[BEGIN Data segment]

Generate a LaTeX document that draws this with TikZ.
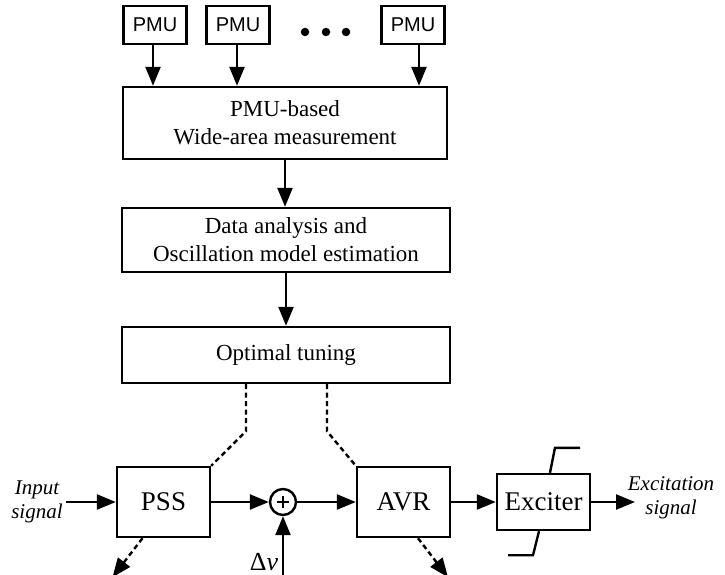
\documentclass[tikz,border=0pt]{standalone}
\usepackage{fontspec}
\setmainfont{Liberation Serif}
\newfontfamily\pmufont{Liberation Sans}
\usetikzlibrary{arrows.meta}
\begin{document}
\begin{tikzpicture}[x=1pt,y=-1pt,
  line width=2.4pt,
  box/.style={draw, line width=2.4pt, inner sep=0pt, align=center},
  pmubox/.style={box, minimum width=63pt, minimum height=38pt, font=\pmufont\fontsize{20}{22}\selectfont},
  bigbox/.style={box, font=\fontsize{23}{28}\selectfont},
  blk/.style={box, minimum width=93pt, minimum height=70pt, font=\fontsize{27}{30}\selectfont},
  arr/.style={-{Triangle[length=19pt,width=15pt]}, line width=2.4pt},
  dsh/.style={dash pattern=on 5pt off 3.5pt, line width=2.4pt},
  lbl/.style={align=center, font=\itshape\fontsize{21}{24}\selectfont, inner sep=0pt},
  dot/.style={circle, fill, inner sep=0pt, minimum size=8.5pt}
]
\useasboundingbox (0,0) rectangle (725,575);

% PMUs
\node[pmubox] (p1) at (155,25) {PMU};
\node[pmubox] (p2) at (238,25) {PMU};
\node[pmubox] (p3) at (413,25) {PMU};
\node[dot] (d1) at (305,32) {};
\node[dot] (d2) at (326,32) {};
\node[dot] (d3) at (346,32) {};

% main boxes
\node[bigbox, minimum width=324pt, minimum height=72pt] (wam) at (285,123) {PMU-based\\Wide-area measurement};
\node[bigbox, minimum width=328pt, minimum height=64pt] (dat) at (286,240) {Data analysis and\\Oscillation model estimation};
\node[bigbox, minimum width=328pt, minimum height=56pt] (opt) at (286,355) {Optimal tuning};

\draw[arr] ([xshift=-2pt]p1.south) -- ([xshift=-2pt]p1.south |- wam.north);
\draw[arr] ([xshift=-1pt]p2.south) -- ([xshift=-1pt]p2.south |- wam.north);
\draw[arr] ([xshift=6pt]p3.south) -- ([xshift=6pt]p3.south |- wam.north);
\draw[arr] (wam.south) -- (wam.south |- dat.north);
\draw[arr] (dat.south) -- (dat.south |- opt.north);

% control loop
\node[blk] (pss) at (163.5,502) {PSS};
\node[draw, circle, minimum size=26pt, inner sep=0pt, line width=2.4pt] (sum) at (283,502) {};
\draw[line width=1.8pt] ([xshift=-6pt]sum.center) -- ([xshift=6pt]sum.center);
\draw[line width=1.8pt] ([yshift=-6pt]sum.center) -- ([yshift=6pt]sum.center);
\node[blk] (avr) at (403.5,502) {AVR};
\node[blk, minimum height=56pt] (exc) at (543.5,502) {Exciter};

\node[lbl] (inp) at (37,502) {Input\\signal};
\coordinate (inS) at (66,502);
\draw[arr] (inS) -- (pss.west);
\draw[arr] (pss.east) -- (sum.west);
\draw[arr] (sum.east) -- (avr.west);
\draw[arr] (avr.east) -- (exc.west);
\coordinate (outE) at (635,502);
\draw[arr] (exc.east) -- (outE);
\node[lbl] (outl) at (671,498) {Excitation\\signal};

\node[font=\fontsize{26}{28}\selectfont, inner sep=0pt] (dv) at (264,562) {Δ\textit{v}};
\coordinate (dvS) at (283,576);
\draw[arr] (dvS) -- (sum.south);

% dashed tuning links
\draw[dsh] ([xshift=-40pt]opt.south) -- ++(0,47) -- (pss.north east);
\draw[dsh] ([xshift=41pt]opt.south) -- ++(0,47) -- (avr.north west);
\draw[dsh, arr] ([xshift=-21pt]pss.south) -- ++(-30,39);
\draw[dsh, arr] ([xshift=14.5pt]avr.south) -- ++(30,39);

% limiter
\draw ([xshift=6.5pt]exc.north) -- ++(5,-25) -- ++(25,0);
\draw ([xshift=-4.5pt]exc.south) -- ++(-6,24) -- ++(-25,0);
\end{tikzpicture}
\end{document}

[END Data segment]

Your goal: Give the data above again in full and unchanged, skipping the pictures.

Task result:
Generate a LaTeX document that draws this with TikZ.
\documentclass[tikz,border=0pt]{standalone}
\usepackage{fontspec}
\setmainfont{Liberation Serif}
\newfontfamily\pmufont{Liberation Sans}
\usetikzlibrary{arrows.meta}
\begin{document}
\begin{tikzpicture}[x=1pt,y=-1pt,
  line width=2.4pt,
  box/.style={draw, line width=2.4pt, inner sep=0pt, align=center},
  pmubox/.style={box, minimum width=63pt, minimum height=38pt, font=\pmufont\fontsize{20}{22}\selectfont},
  bigbox/.style={box, font=\fontsize{23}{28}\selectfont},
  blk/.style={box, minimum width=93pt, minimum height=70pt, font=\fontsize{27}{30}\selectfont},
  arr/.style={-{Triangle[length=19pt,width=15pt]}, line width=2.4pt},
  dsh/.style={dash pattern=on 5pt off 3.5pt, line width=2.4pt},
  lbl/.style={align=center, font=\itshape\fontsize{21}{24}\selectfont, inner sep=0pt},
  dot/.style={circle, fill, inner sep=0pt, minimum size=8.5pt}
]
\useasboundingbox (0,0) rectangle (725,575);

% PMUs
\node[pmubox] (p1) at (155,25) {PMU};
\node[pmubox] (p2) at (238,25) {PMU};
\node[pmubox] (p3) at (413,25) {PMU};
\node[dot] (d1) at (305,32) {};
\node[dot] (d2) at (326,32) {};
\node[dot] (d3) at (346,32) {};

% main boxes
\node[bigbox, minimum width=324pt, minimum height=72pt] (wam) at (285,123) {PMU-based\\Wide-area measurement};
\node[bigbox, minimum width=328pt, minimum height=64pt] (dat) at (286,240) {Data analysis and\\Oscillation model estimation};
\node[bigbox, minimum width=328pt, minimum height=56pt] (opt) at (286,355) {Optimal tuning};

\draw[arr] ([xshift=-2pt]p1.south) -- ([xshift=-2pt]p1.south |- wam.north);
\draw[arr] ([xshift=-1pt]p2.south) -- ([xshift=-1pt]p2.south |- wam.north);
\draw[arr] ([xshift=6pt]p3.south) -- ([xshift=6pt]p3.south |- wam.north);
\draw[arr] (wam.south) -- (wam.south |- dat.north);
\draw[arr] (dat.south) -- (dat.south |- opt.north);

% control loop
\node[blk] (pss) at (163.5,502) {PSS};
\node[draw, circle, minimum size=26pt, inner sep=0pt, line width=2.4pt] (sum) at (283,502) {};
\draw[line width=1.8pt] ([xshift=-6pt]sum.center) -- ([xshift=6pt]sum.center);
\draw[line width=1.8pt] ([yshift=-6pt]sum.center) -- ([yshift=6pt]sum.center);
\node[blk] (avr) at (403.5,502) {AVR};
\node[blk, minimum height=56pt] (exc) at (543.5,502) {Exciter};

\node[lbl] (inp) at (37,502) {Input\\signal};
\coordinate (inS) at (66,502);
\draw[arr] (inS) -- (pss.west);
\draw[arr] (pss.east) -- (sum.west);
\draw[arr] (sum.east) -- (avr.west);
\draw[arr] (avr.east) -- (exc.west);
\coordinate (outE) at (635,502);
\draw[arr] (exc.east) -- (outE);
\node[lbl] (outl) at (671,498) {Excitation\\signal};

\node[font=\fontsize{26}{28}\selectfont, inner sep=0pt] (dv) at (264,562) {Δ\textit{v}};
\coordinate (dvS) at (283,576);
\draw[arr] (dvS) -- (sum.south);

% dashed tuning links
\draw[dsh] ([xshift=-40pt]opt.south) -- ++(0,47) -- (pss.north east);
\draw[dsh] ([xshift=41pt]opt.south) -- ++(0,47) -- (avr.north west);
\draw[dsh, arr] ([xshift=-21pt]pss.south) -- ++(-30,39);
\draw[dsh, arr] ([xshift=14.5pt]avr.south) -- ++(30,39);

% limiter
\draw ([xshift=6.5pt]exc.north) -- ++(5,-25) -- ++(25,0);
\draw ([xshift=-4.5pt]exc.south) -- ++(-6,24) -- ++(-25,0);
\end{tikzpicture}
\end{document}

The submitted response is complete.